A servicing industry for battery replacement, refurbishment and repair is growing as the New Zealand EV market matures and batteries begin to age. Battery replacement should only be carried out by a qualified service provider, such as an approved service agent for the vehicle.
Although a new battery is expensive, costing several thousand dollars, EVs are cost effective even when battery replacement is taken into account. Research by EECA shows that even if owners need to replace the battery, an EV can compete with a petrol car in terms of whole of life cost.
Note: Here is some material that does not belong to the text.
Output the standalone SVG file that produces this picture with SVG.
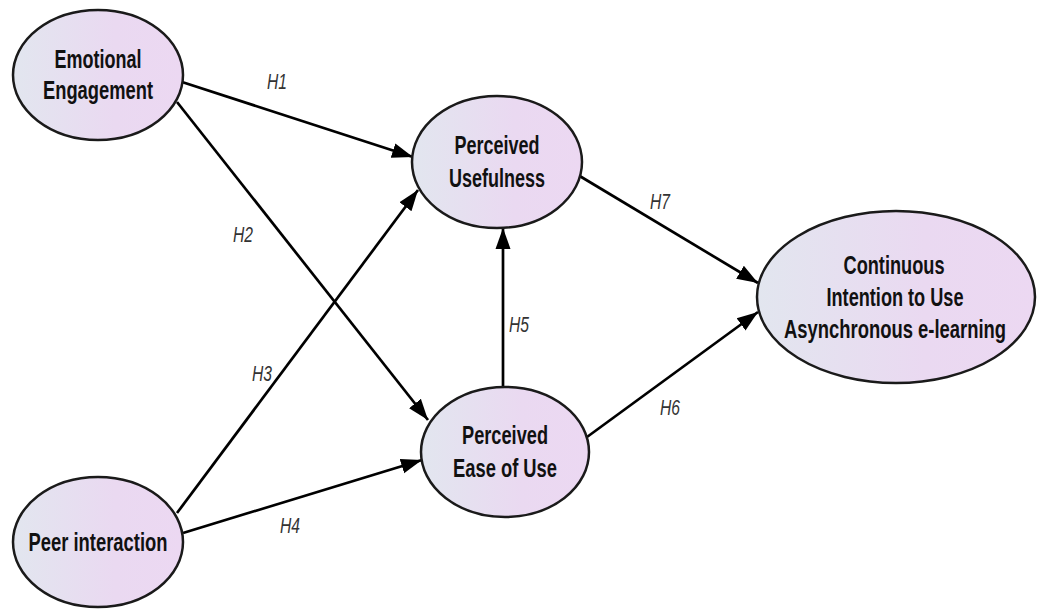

What happens to the old battery?
The used battery still has value. It can be refurbished, repurposed or recycled – for example, to store electricity from solar PV panels, or raw materials reclaimed. You may even be paid for the old battery.
Members of the Motor Industry Association of New Zealand (MIA) have committed to a code of practice to have suitable systems in place for the use, capture, return, refurbishment, reuse, recycling or disposal of EV and hybrid batteries, with the aim that no batteries end up in landfill.
The Battery Industry Group (B.I.G.) is working to design a ‘circular’ product stewardship scheme for large batteries. B.I.G. will create safety guidance and explore second-life options and innovative end-of-life solutions that help create a circular economy for large batteries.
B.I.G. is a collaboration between over 80 businesses across energy, waste, transport and battery sectors which have large batteries (stationary and mobile) in their value chain.